┌─ STORED DATA
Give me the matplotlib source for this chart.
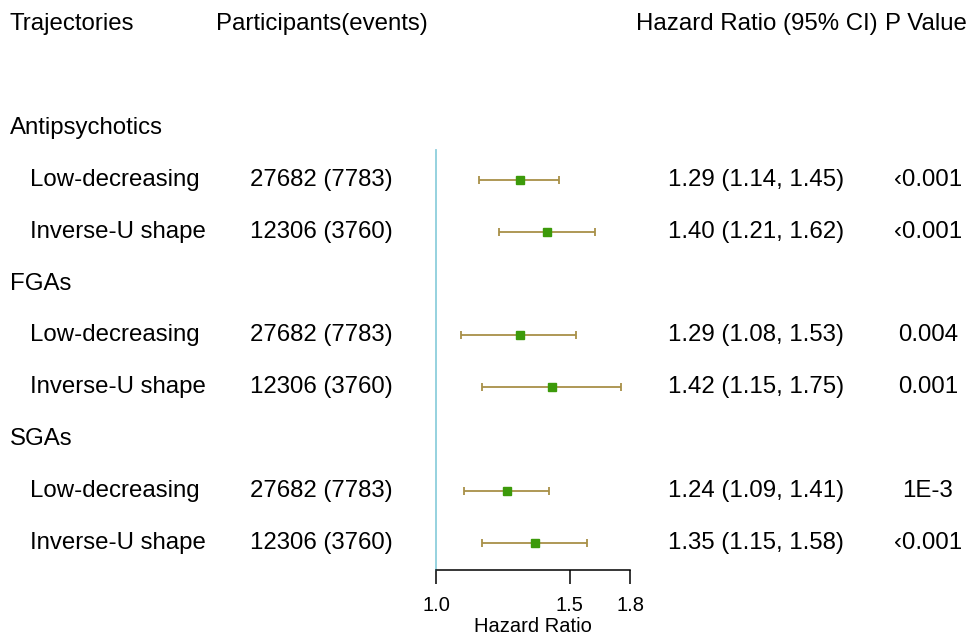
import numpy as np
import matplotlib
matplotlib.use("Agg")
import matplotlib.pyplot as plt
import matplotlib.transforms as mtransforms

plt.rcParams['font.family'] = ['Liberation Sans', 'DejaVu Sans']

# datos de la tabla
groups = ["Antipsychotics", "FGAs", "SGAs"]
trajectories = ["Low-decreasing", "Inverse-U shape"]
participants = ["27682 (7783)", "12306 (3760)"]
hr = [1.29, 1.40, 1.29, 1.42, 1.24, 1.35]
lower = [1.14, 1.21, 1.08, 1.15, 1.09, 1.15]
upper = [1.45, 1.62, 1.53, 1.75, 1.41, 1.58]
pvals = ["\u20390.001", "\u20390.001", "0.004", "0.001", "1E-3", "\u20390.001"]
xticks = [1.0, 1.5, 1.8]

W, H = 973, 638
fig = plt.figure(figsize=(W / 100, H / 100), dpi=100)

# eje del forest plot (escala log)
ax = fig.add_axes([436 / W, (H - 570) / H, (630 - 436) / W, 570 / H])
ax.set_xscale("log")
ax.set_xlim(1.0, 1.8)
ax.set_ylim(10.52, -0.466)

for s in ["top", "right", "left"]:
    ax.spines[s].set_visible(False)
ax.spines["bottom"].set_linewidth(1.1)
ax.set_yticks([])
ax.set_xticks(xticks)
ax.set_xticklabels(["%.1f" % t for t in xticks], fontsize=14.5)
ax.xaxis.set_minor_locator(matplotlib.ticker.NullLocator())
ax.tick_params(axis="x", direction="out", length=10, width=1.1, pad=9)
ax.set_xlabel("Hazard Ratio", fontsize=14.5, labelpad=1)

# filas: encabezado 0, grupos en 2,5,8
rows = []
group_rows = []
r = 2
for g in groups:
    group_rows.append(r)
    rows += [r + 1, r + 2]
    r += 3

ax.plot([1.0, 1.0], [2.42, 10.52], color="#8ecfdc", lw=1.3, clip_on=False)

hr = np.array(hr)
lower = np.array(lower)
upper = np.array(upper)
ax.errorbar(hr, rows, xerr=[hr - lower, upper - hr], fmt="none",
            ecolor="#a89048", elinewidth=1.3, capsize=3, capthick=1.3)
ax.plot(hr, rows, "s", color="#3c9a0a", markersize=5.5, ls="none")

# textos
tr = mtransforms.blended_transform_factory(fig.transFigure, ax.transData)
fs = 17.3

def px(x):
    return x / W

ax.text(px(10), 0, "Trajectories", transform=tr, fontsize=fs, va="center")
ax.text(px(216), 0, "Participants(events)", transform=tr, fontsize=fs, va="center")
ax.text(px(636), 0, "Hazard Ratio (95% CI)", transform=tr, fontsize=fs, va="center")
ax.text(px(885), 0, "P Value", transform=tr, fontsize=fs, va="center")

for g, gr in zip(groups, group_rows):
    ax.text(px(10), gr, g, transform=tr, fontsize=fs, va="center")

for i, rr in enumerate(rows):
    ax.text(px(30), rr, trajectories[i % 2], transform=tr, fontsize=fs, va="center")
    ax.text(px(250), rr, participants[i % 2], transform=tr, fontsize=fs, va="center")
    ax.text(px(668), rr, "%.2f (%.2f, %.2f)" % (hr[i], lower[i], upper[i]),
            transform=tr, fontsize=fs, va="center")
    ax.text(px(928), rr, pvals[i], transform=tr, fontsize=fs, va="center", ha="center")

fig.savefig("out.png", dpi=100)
└─
--- SET EXERCISE ---
Reproduce the data above word for word from its first line through the line that holds "plt.rcParams['font.family'] = ['Liberation", both ends included; skip pictures.

--- WRITTEN SOLUTION ---
Give me the matplotlib source for this chart.
import numpy as np
import matplotlib
matplotlib.use("Agg")
import matplotlib.pyplot as plt
import matplotlib.transforms as mtransforms

plt.rcParams['font.family'] = ['Liberation Sans', 'DejaVu Sans']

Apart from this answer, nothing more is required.